Benefit fashion show to aid Syrian refugees
Dirty walls of sparse rooms are scarred with peeling, multi-colored paint, and in one residence, a small rusting sink connected to an indoor water line forms a tiny corner kitchen.
These are the living quarters of Syrian refugees who fled the large camps, whose apartments in Jordan two La Sierra University students visited last Christmas. With the assistance of the Adventist Development and Relief Agency’s Jordan operation, Caitlin Cuenca and Andrew Pedersen delivered winter coats collected at La Sierra and took note of the desperate need for clothes, medical care and food.
Their journey was part of a yearlong aid campaign initiated by Cuenca last fall called Project: Syria, an effort that has involved the winter coat drive and more than $2,000 raised through a February benefit concert by Christian band, The Brilliance. The campaign will culminate Sun., April 27 with an annual benefit fashion show and music concert at La Sierra University called REVO with proceeds aiding the refugees.
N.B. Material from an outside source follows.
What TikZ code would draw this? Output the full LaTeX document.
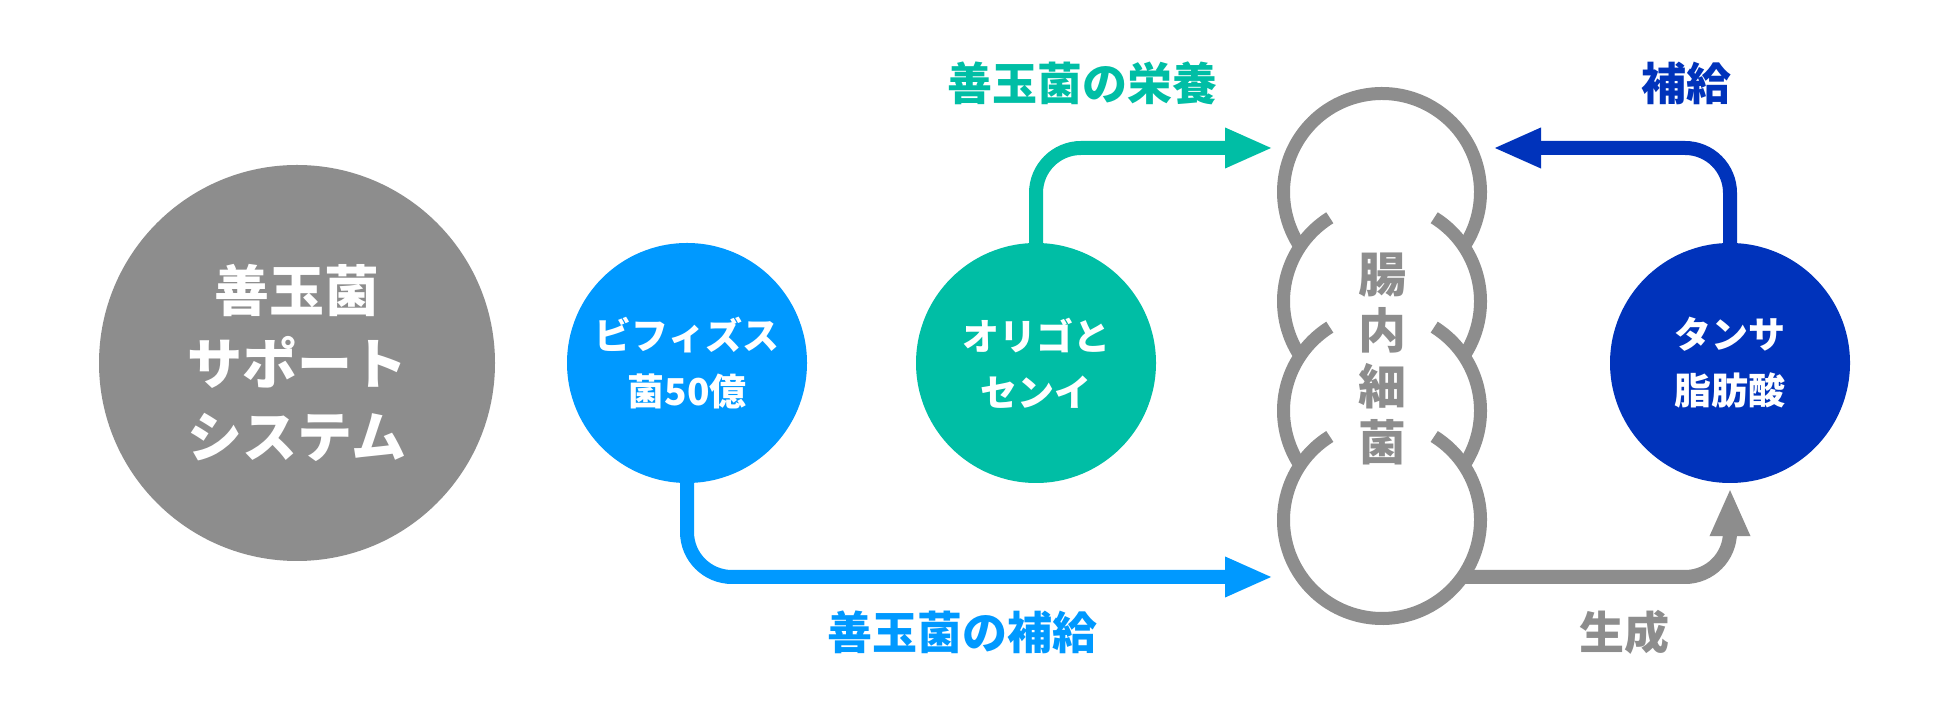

The event will be held at La Sierra’s Tom and Vi Zapara School of Business in the Troesh Conference Center beginning at 5 p.m. General admission is $10. Fashion show first row seating is $35, and second row seating is $30. Music will be performed by Katrina and Kayla Niere opening for vocalist/pianist Sunn St. Claire.
The fashion show will consist of eight clothing lines created by La Sierra students. The designers make their fashions from scratch or re-work and re-design finished outfits. Some lines have multiple designers. Wendy Diaz and Kristine Osuna are working together on an eight-piece series they call “Whimsical Odyssey.” The designs invoke a fairy tale and include elements of mermaids, a phoenix, and elves. The outfits incorporate tulle and shiny material, some jersey and cotton in dark green, black, red, blue with glitter and embellishments such as elf ears and sea shells.
The designers are using eight student models for the line, one for each outfit. As of the second week of April they were two-thirds done with their pieces and busily coming up with styles for the models’ hair and makeup. “We have so many ideas,” Osuna said.
“I’ve always been inspired by REVO,” said Diaz, a biomed major and Hesperia resident with a self-described artsy side. “This year it’s really inspiring to see what they’re trying to do.” She arrived at La Sierra with a background in outreach and creativity. She helped fund raise for her church, A Voice in the Desert, and designed costumes for Easter and Christmas plays. Diaz says she chose La Sierra because of its active role in community and international service.
Osuna has helped plan La Sierra REVO events that past two years. “Fund raising and helping others is part of my life,” said the history and pre-law major. Osuna, a native Oregonian, participated in a hunger campaign for Future Farmers of America during high school that involved picking corn to feed 16,000 people.
REVO is a grassroots movement that began in Hawaii. It raises money for and awareness of social injustice and need through fashion, art and music events benefitting charitable efforts aimed at alleviating suffering. REVO’s motto is “start a revolution, start with love.” Revolution is defined as a fundamental change and derives from the Latin word “revolutio” which means “a turn around.”
La Sierra University has held REVO fund raising fashion and music events the past four years with the first REVO held in 2010. Thus far students have designed a total 78 outfits for REVO shows that have raised $68,000 all together for orphans in Rwanda, an anti-human trafficking organization in Washington, D.C., a children’s school in Cambodia, and outreach missions in Peru.
Cuenca organized Project: Syria after researching the atrocities suffered by tens of thousands of Syrians forced to flee their homes in the face of civil war. Since the outbreak of war in 2011, about 2.5 million Syrians have fled to neighboring countries with about 600,000 registered in Jordan as of February, according to the Syrian Refugees, a project of the Migration Policy Centre of the European University Institute. More than 80,000 are housed in tents in the Jordanian refugee camp Za’atri set up in 2012, the second largest refugee camp in the world.
“I wanted to start a year-long project for the campus to engage in,” said Cuenca, a senior bio-health science major and religious vice president for the Student Association of La Sierra University. The project also ties in with her career goals of becoming a missionary dentist, and with her beliefs that God calls everyone to some form of service. “This year at least, the refugees happen to be mine,” she said.
At the end of the school year, Cuenca will mail a check for the funds raised to aid ADRA’s Jordan operation. ADRA is an international humanitarian aid organization of the Seventh-day Adventist Church. In Jordan it is striving to help refugee families who have left the massive United Nations camps and are struggling to pay rent, buy food, clothes and medicine on roughly $35 a month per individual provided through the U.N.
“A lot of families were saying they were behind on their rent and they can’t pay for medicine for their kids,” Pedersen said.
“We offer Syrian as well as poor Jordanian locals any help and relief available,” said ADRA representative Ramzi Remond. “But the greatest need is and might always stay, paying the hefty monthly rent for most Syrian families who took refuge in Jordan.”